## STORED DATA
◇ ◇ ◇ ◇

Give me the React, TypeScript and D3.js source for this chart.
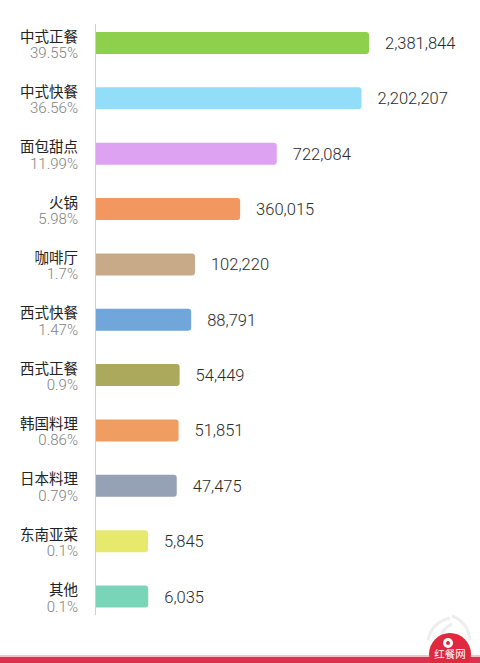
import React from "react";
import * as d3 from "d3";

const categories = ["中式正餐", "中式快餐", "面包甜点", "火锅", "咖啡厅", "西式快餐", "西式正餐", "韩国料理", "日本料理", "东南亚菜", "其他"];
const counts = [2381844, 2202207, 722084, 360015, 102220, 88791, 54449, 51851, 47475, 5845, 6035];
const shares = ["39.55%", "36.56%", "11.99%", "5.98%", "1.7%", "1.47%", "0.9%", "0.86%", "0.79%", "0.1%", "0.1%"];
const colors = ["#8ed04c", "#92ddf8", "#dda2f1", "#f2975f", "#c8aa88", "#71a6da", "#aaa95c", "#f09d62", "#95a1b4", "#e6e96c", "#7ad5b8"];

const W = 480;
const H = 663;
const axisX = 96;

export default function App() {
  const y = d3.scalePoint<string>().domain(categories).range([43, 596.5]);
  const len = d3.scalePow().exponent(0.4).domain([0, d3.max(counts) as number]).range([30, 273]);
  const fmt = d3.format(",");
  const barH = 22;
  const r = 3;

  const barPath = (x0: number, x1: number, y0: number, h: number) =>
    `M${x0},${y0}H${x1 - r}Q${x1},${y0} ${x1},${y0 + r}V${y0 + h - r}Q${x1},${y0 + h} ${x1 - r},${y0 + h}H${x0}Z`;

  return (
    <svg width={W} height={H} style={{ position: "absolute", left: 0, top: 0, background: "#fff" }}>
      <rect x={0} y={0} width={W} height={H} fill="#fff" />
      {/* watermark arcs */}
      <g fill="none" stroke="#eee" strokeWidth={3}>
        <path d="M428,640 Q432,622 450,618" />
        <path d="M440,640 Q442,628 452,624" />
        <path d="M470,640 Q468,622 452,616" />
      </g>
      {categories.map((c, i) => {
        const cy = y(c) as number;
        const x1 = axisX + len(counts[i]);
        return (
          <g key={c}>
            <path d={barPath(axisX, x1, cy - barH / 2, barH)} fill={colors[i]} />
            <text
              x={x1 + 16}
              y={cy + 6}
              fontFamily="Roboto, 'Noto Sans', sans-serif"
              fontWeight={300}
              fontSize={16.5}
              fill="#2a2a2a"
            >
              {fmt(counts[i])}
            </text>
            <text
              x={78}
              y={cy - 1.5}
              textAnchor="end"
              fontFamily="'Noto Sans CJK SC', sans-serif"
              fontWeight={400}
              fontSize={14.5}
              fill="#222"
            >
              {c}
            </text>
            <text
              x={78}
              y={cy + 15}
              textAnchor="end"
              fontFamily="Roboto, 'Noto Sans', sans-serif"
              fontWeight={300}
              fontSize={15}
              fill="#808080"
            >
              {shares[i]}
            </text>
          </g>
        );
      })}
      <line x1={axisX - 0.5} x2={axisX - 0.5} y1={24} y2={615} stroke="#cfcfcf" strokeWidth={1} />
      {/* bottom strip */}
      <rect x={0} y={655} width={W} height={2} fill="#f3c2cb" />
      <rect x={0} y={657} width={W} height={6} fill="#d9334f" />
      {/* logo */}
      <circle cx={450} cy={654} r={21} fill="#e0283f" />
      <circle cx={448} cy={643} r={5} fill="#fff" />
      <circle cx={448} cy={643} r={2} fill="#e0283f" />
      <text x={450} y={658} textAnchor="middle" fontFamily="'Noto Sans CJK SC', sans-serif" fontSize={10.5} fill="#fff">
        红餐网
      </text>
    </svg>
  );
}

◇ ◇ ◇ ◇

## TASK TO COMPLETE
Reproduce all of the material above word for word. Omit the pictures.

## WRITTEN RESPONSE
Give me the React, TypeScript and D3.js source for this chart.
import React from "react";
import * as d3 from "d3";

const categories = ["中式正餐", "中式快餐", "面包甜点", "火锅", "咖啡厅", "西式快餐", "西式正餐", "韩国料理", "日本料理", "东南亚菜", "其他"];
const counts = [2381844, 2202207, 722084, 360015, 102220, 88791, 54449, 51851, 47475, 5845, 6035];
const shares = ["39.55%", "36.56%", "11.99%", "5.98%", "1.7%", "1.47%", "0.9%", "0.86%", "0.79%", "0.1%", "0.1%"];
const colors = ["#8ed04c", "#92ddf8", "#dda2f1", "#f2975f", "#c8aa88", "#71a6da", "#aaa95c", "#f09d62", "#95a1b4", "#e6e96c", "#7ad5b8"];

const W = 480;
const H = 663;
const axisX = 96;

export default function App() {
  const y = d3.scalePoint<string>().domain(categories).range([43, 596.5]);
  const len = d3.scalePow().exponent(0.4).domain([0, d3.max(counts) as number]).range([30, 273]);
  const fmt = d3.format(",");
  const barH = 22;
  const r = 3;

  const barPath = (x0: number, x1: number, y0: number, h: number) =>
    `M${x0},${y0}H${x1 - r}Q${x1},${y0} ${x1},${y0 + r}V${y0 + h - r}Q${x1},${y0 + h} ${x1 - r},${y0 + h}H${x0}Z`;

  return (
    <svg width={W} height={H} style={{ position: "absolute", left: 0, top: 0, background: "#fff" }}>
      <rect x={0} y={0} width={W} height={H} fill="#fff" />
      {/* watermark arcs */}
      <g fill="none" stroke="#eee" strokeWidth={3}>
        <path d="M428,640 Q432,622 450,618" />
        <path d="M440,640 Q442,628 452,624" />
        <path d="M470,640 Q468,622 452,616" />
      </g>
      {categories.map((c, i) => {
        const cy = y(c) as number;
        const x1 = axisX + len(counts[i]);
        return (
          <g key={c}>
            <path d={barPath(axisX, x1, cy - barH / 2, barH)} fill={colors[i]} />
            <text
              x={x1 + 16}
              y={cy + 6}
              fontFamily="Roboto, 'Noto Sans', sans-serif"
              fontWeight={300}
              fontSize={16.5}
              fill="#2a2a2a"
            >
              {fmt(counts[i])}
            </text>
            <text
              x={78}
              y={cy - 1.5}
              textAnchor="end"
              fontFamily="'Noto Sans CJK SC', sans-serif"
              fontWeight={400}
              fontSize={14.5}
              fill="#222"
            >
              {c}
            </text>
            <text
              x={78}
              y={cy + 15}
              textAnchor="end"
              fontFamily="Roboto, 'Noto Sans', sans-serif"
              fontWeight={300}
              fontSize={15}
              fill="#808080"
            >
              {shares[i]}
            </text>
          </g>
        );
      })}
      <line x1={axisX - 0.5} x2={axisX - 0.5} y1={24} y2={615} stroke="#cfcfcf" strokeWidth={1} />
      {/* bottom strip */}
      <rect x={0} y={655} width={W} height={2} fill="#f3c2cb" />
      <rect x={0} y={657} width={W} height={6} fill="#d9334f" />
      {/* logo */}
      <circle cx={450} cy={654} r={21} fill="#e0283f" />
      <circle cx={448} cy={643} r={5} fill="#fff" />
      <circle cx={448} cy={643} r={2} fill="#e0283f" />
      <text x={450} y={658} textAnchor="middle" fontFamily="'Noto Sans CJK SC', sans-serif" fontSize={10.5} fill="#fff">
        红餐网
      </text>
    </svg>
  );
}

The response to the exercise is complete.